Initialization and Basic Usage

from exa import MultiModalInference

# Initialize the MultiModalInference instance
mmi = MultiModalInference()

# Define a user input with an image URL
user_input = "User: What is in this image? https://upload.wikimedia.org/wikipedia/commons/8/86/Id%C3%A9fix.JPG"

# Engage in a chat conversation and generate a response
response = mmi.chat(user_input)

# Print the model's response
print(response)

Modifying Configuration

# Change the model checkpoint
mmi.set_checkpoint("new_checkpoint")

# Change the device to CPU
mmi.set_device("cpu")

# Change the maximum length of generated text
mmi.set_max_length(200)

# Clear the chat history
mmi.clear_chat_history()

Functionality and Usage

__init__ Method

The __init__ method initializes the MultiModalInference class.

  • checkpoint (str, optional): The name of the pre-trained model checkpoint (default is "HuggingFaceM4/idefics-9b-instruct").
  • device (str, optional): The device to use for inference (default is GPU if available, otherwise CPU).
  • torch_dtype (torch.dtype, optional): The torch data type used for model input (default is torch.bfloat16).
  • max_length (int): The maximum length of the generated text (default is 100).

run Method

The run method generates text based on the provided prompts.

  • prompts (list): A list of prompts. Each prompt can include both text strings and images.
  • batched_mode (bool, optional): Whether to process prompts in batched mode. If True, all prompts are processed together; if False, only the first prompt is processed (default is True).

Returns: - A list of generated text strings.

chat Method

The chat method engages in a continuous bidirectional conversation based on user input.

  • user_input (str): The user's input text.
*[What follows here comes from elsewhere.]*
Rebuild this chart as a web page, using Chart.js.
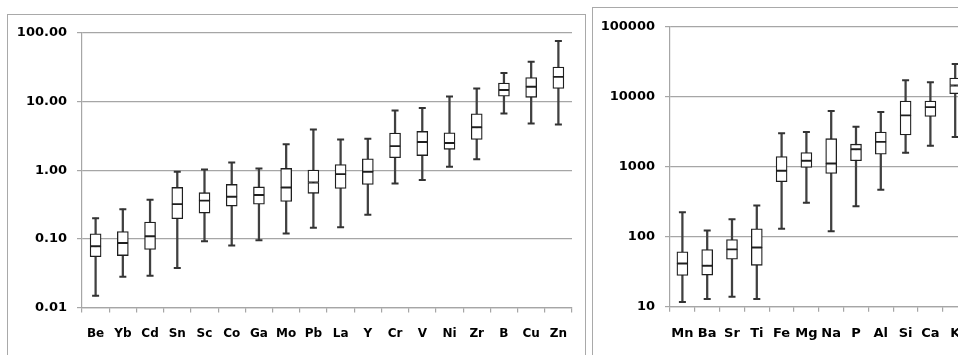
<!DOCTYPE html>
<html>
<head>
<meta charset="utf-8">
<script src="https://cdn.jsdelivr.net/npm/chart.js@4.4.1/dist/chart.umd.min.js"></script>
<style>
    html, body { margin: 0; padding: 0; background: #fff; overflow: hidden; width: 958px; height: 355px; }
    .panel { position: absolute; border: 1.5px solid #a9a9a9; box-sizing: border-box; }
    canvas { position: absolute; }
</style>
</head>
<body>
<div class="panel" style="left:7px; top:14px; width:579px; height:360px;"></div>
<div class="panel" style="left:592px; top:7px; width:400px; height:370px;"></div>
<canvas id="left-chart" width="576" height="340" style="left:8px; top:15px;"></canvas>
<canvas id="right-chart" width="390" height="346" style="left:593px; top:9px;"></canvas>
<script>
// Left panel: trace elements
const leftLabels = ['Be', 'Yb', 'Cd', 'Sn', 'Sc', 'Co', 'Ga', 'Mo', 'Pb', 'La', 'Y', 'Cr', 'V', 'Ni', 'Zr', 'B', 'Cu', 'Zn'];
const leftMin = [0.0148, 0.028, 0.029, 0.0375, 0.092, 0.08, 0.095, 0.12, 0.145, 0.148, 0.224, 0.64, 0.72, 1.12, 1.44, 6.7, 4.78, 4.62];
const leftQ1  = [0.055, 0.057, 0.07, 0.196, 0.237, 0.30, 0.32, 0.35, 0.46, 0.54, 0.62, 1.52, 1.63, 2.01, 2.8, 11.9, 11.5, 15.5];
const leftMed = [0.078, 0.087, 0.109, 0.32, 0.36, 0.41, 0.435, 0.56, 0.66, 0.875, 0.95, 2.24, 2.57, 2.48, 4.22, 14.7, 16.4, 22.8];
const leftQ3  = [0.118, 0.128, 0.175, 0.56, 0.47, 0.62, 0.57, 1.06, 1.0, 1.21, 1.46, 3.46, 3.66, 3.5, 6.6, 18.5, 22.3, 31.8];
const leftMax = [0.20, 0.27, 0.37, 0.95, 1.02, 1.29, 1.06, 2.38, 3.9, 2.8, 2.87, 7.36, 8.05, 11.8, 15.4, 26, 38, 76];
const leftTicks = [0.01, 0.1, 1, 10, 100];
const leftTickLabels = ['0.01', '0.10', '1.00', '10.00', '100.00'];

// Right panel: major elements
const rightLabels = ['Mn', 'Ba', 'Sr', 'Ti', 'Fe', 'Mg', 'Na', 'P', 'Al', 'Si', 'Ca', 'K'];
const rightMin = [11.7, 12.9, 13.9, 12.9, 130, 305, 120, 273, 471, 1580, 1990, 2670];
const rightQ1  = [28, 28.3, 47.8, 39, 613, 980, 803, 1217, 1515, 2850, 5250, 11100];
const rightMed = [41.5, 38.4, 66, 70, 877, 1217, 1115, 1780, 2265, 5420, 7110, 14500];
const rightQ3  = [60.7, 65.6, 91, 130, 1400, 1600, 2520, 2100, 3140, 8660, 8660, 18500];
const rightMax = [224, 123, 177, 279, 3010, 3140, 6240, 3735, 6040, 17200, 16100, 29300];
const rightTicks = [10, 100, 1000, 10000, 100000];
const rightTickLabels = ['10', '100', '1000', '10000', '100000'];

const GRID = '#a6a6a6';
const FONT = 'DejaVu Sans';

/**
 * Build a box-and-whisker chart from floating bars and cap points
 */
function makeBoxChart(id, labels, mins, q1s, meds, q3s, maxs, ticks, tickLabels, cfg) {
    const ctx = document.getElementById(id);
    const range = (a, b) => a.map((v, i) => [v, b[i]]);
    const boxStyle = {
        type: 'bar',
        grouped: false,
        barThickness: cfg.boxWidth,
        backgroundColor: '#ffffff',
        borderColor: '#1f1f1f',
        borderWidth: 1.3,
        borderSkipped: false,
        order: 2
    };
    const capStyle = {
        type: 'line',
        showLine: false,
        pointStyle: 'line',
        pointRadius: cfg.capRadius,
        pointBorderWidth: 2,
        pointBorderColor: '#333333',
        borderColor: '#333333',
        order: 1
    };

    return new Chart(ctx, {
        type: 'bar',
        data: {
            labels: labels,
            datasets: [
                {
                    type: 'bar',
                    grouped: false,
                    data: range(mins, maxs),
                    barThickness: 1.6,
                    backgroundColor: '#404040',
                    borderWidth: 0,
                    order: 3
                },
                Object.assign({ data: range(q1s, meds) }, boxStyle),
                Object.assign({ data: range(meds, q3s) }, boxStyle),
                Object.assign({ data: maxs }, capStyle),
                Object.assign({ data: mins }, capStyle)
            ]
        },
        options: {
            responsive: false,
            animation: false,
            layout: {
                padding: { left: 0, right: cfg.padRight, top: cfg.padTop, bottom: 0 }
            },
            plugins: {
                legend: { display: false },
                tooltip: { enabled: false }
            },
            scales: {
                x: {
                    type: 'category',
                    offset: true,
                    grid: {
                        offset: true,
                        drawOnChartArea: false,
                        drawTicks: true,
                        tickLength: 5,
                        color: GRID,
                        lineWidth: 1.2
                    },
                    border: { color: GRID, width: 1.2 },
                    ticks: {
                        color: '#000',
                        padding: cfg.xPad,
                        maxRotation: 0,
                        autoSkip: false,
                        font: { family: FONT, size: cfg.xFont, weight: 'bold' }
                    },
                    afterFit: function(scale) { scale.height = cfg.xHeight; }
                },
                y: {
                    type: 'logarithmic',
                    min: ticks[0],
                    max: ticks[ticks.length - 1],
                    grid: {
                        color: GRID,
                        lineWidth: 1.2,
                        tickLength: 5
                    },
                    border: { color: GRID, width: 1.2 },
                    ticks: {
                        color: '#000',
                        padding: 10,
                        font: { family: FONT, size: 13, weight: 'bold' },
                        callback: function(value, index) {
                            return tickLabels[index];
                        }
                    },
                    afterBuildTicks: function(scale) {
                        scale.ticks = ticks.map(v => ({ value: v }));
                    },
                    afterFit: function(scale) { scale.width = cfg.yWidth; }
                }
            }
        }
    });
}

makeBoxChart('left-chart', leftLabels, leftMin, leftQ1, leftMed, leftQ3, leftMax,
    leftTicks, leftTickLabels,
    { boxWidth: 11, capRadius: 3.5, padRight: 12, padTop: 15.7, xHeight: 47.5, yWidth: 74, xPad: 14, xFont: 12 });

makeBoxChart('right-chart', rightLabels, rightMin, rightQ1, rightMed, rightQ3, rightMax,
    rightTicks, rightTickLabels,
    { boxWidth: 11, capRadius: 3.5, padRight: 15.4, padTop: 16, xHeight: 48.3, yWidth: 77, xPad: 14, xFont: 13 });
</script>
</body>
</html>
Returns: - The model's response as a string.

set_checkpoint Method

The set_checkpoint method allows you to change the model checkpoint.

  • checkpoint (str): The name of the new pre-trained model checkpoint.

set_device Method

The set_device method changes the device used for inference.

  • device (str): The new device to use for inference (e.g., "cpu" or "cuda").

set_max_length Method

The set_max_length method changes the maximum length of the generated text.

  • max_length (int): The new maximum length for generated text.

clear_chat_history Method

The clear_chat_history method clears the chat history, allowing you to start a new conversation.

Additional Information

  • The class handles both textual prompts and images, making it versatile for various multimodal tasks.
  • It utilizes the Hugging Face Transformers library for seamless integration with pre-trained models.
  • You can easily switch between different model checkpoints, devices, and text length configurations to suit your needs.

For more information and advanced use cases, please refer to the Hugging Face Transformers documentation.

References

This documentation provides comprehensive information about the MultiModalInference class, including its purpose, attributes, methods, and usage examples. It is designed to help you effectively utilize the class for multimodal inference tasks in your projects.